Search for supersymmetry using vector boson fusion signatures and missing transverse momentum in $pp$ collisions at $\sqrt{s}=13$ TeV with the ATLAS detector

TL;DR

This study searches for supersymmetric particles in compressed mass spectrum models using vector boson fusion signatures and missing transverse momentum, analyzing 140 fb$^{-1}$ of 13 TeV LHC data with the ATLAS detector.

Contribution

It introduces a novel search strategy for compressed supersymmetry using vector boson fusion signatures and machine learning techniques, setting new mass limits.

Findings

No significant deviation from Standard Model predictions.

Lower mass limits between 117 and 120 GeV for certain supersymmetric particles.
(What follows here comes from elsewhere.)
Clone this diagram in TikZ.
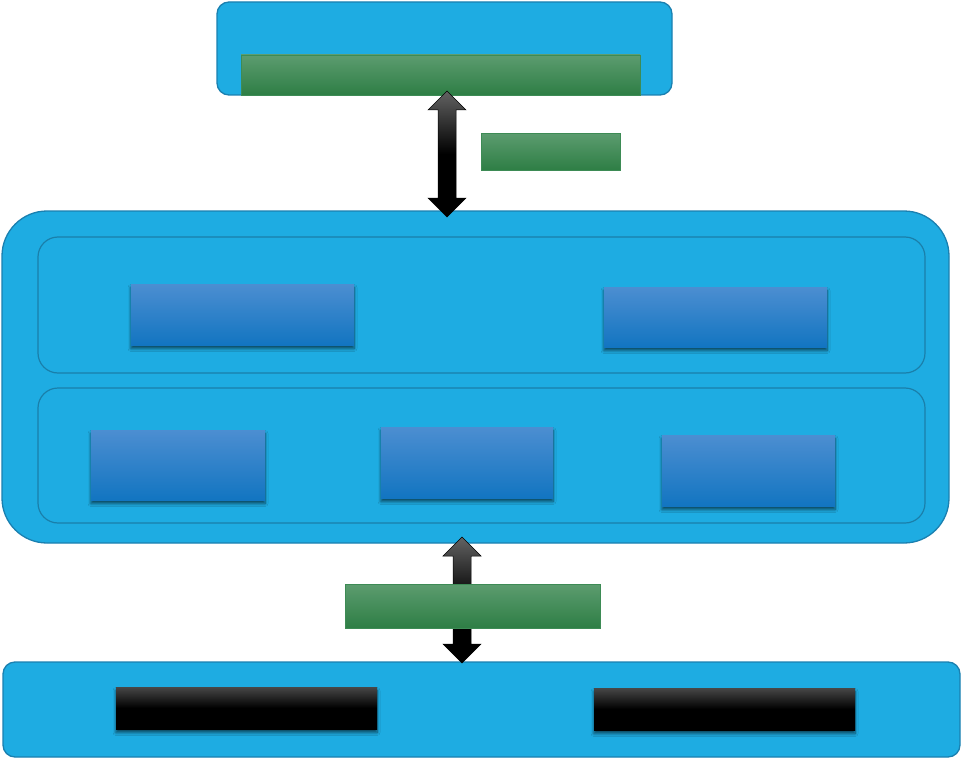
\documentclass[tikz,border=0pt]{standalone}
\usetikzlibrary{shadows.blur,calc}
\definecolor{panel}{HTML}{1EACE2}
\definecolor{panelline}{HTML}{1A80B0}
\definecolor{innerline}{HTML}{1A7FAA}
\definecolor{gtop}{HTML}{5C9C6F}
\definecolor{gbot}{HTML}{2E7E45}
\definecolor{gline}{HTML}{3D8B55}
\definecolor{btop}{HTML}{4C8ED1}
\definecolor{bbot}{HTML}{1275C1}
\definecolor{ktop}{HTML}{474747}
\tikzset{
  panelbox/.style={draw=panelline, fill=panel, line width=1.3pt, inner sep=0pt, outer sep=0pt, anchor=north west},
  innerbox/.style={draw=innerline, line width=1.2pt, rounded corners=20pt, inner sep=0pt, outer sep=0pt, anchor=north west},
  greenbar/.style={draw=gline, line width=0.6pt, top color=gtop, bottom color=gbot, inner sep=0pt, outer sep=0pt, anchor=north west},
  boxshadow/.style={blur shadow={shadow xshift=0pt, shadow yshift=-3.5pt, shadow blur radius=3pt, shadow opacity=60, shadow blur steps=6}},
  bluebox/.style={top color=btop, bottom color=bbot, inner sep=0pt, outer sep=0pt, anchor=north west, boxshadow},
  blackbox/.style={top color=ktop, bottom color=black, middle color=black, inner sep=0pt, outer sep=0pt, anchor=north west, boxshadow},
  blockarrow/.style={draw=black, line width=0.5pt, top color=ktop!85!white, bottom color=black, middle color=black}
}
\begin{document}
\begin{tikzpicture}[x=1pt,y=-1pt]
\useasboundingbox (0,0) rectangle (962,760);
% top panel
\node[panelbox, rounded corners=12pt, minimum width=455pt, minimum height=93pt] (top) at (217,2) {};
\node[greenbar, minimum width=399pt, minimum height=40pt] (topbar) at (241,55) {};
% middle panel
\node[panelbox, rounded corners=45pt, minimum width=947pt, minimum height=332pt] (mid) at (2,211) {};
\node[innerbox, minimum width=887pt, minimum height=136pt] (row1) at (38,237) {};
\node[innerbox, minimum width=887pt, minimum height=135pt] (row2) at (38,388) {};
\node[bluebox, minimum width=223pt, minimum height=61pt] (a) at (131,284) {};
\node[bluebox, minimum width=223pt, minimum height=60pt] (b) at (604,287) {};
\node[bluebox, minimum width=174pt, minimum height=70pt] (c) at (91,430) {};
\node[bluebox, minimum width=172pt, minimum height=71pt] (d) at (381,427) {};
\node[bluebox, minimum width=173pt, minimum height=71pt] (e) at (662,435) {};
% bottom panel
\node[panelbox, rounded corners=12pt, minimum width=957pt, minimum height=95pt] (bot) at (3,662) {};
\node[blackbox, minimum width=261pt, minimum height=42pt] (k1) at (116,687) {};
\node[blackbox, minimum width=261pt, minimum height=42pt] (k2) at (594,688) {};
% arrow 1
\coordinate (t1) at (447,91);
\coordinate (b1) at (447,217);
\path[blockarrow] (t1) -- ($(t1)+(19,19)$) -- ($(t1)+(9,19)$) -- ($(b1)+(9,-19)$) -- ($(b1)+(19,-19)$) -- (b1)
  -- ($(b1)+(-19,-19)$) -- ($(b1)+(-9,-19)$) -- ($(t1)+(-9,19)$) -- ($(t1)+(-19,19)$) -- cycle;
\node[greenbar, minimum width=139pt, minimum height=37pt] (lab1) at (481,133) {};
% arrow 2
\coordinate (t2) at (462,537);
\coordinate (b2) at (462,663);
\path[blockarrow] (t2) -- ($(t2)+(19,19)$) -- ($(t2)+(9,19)$) -- ($(b2)+(9,-19)$) -- ($(b2)+(19,-19)$) -- (b2)
  -- ($(b2)+(-19,-19)$) -- ($(b2)+(-9,-19)$) -- ($(t2)+(-9,19)$) -- ($(t2)+(-19,19)$) -- cycle;
\node[greenbar, minimum width=255pt, minimum height=44pt] (lab2) at (345,584) {};
\end{tikzpicture}
\end{document}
Effective use of boosted decision trees for background discrimination.

Abstract

This paper presents a search for supersymmetric particles in models with highly compressed mass spectra, in events consistent with being produced through vector boson fusion. The search uses 140 fb$^{-1}$ of proton-proton collision data at $\sqrt{s}=13$ TeV collected by the ATLAS experiment at the Large Hadron Collider. Events containing at least two jets with a large gap in pseudorapidity, large missing transverse momentum, and no reconstructed leptons are selected. A boosted decision tree is used to separate events consistent with the production of supersymmetric particles from those due to Standard Model backgrounds. The data are found to be consistent with Standard Model predictions. The results are interpreted using simplified models of $R$-parity-conserving supersymmetry in which the lightest supersymmetric partner is a bino-like neutralino with a mass similar to that of the lightest chargino and second-to-lightest neutralino, both of which are wino-like. Lower limits at 95% confidence level on the masses of next-to-lightest supersymmetric partners in this simplified model are established between 117 and 120 GeV when the lightest supersymmetric partners are within 1 GeV in mass.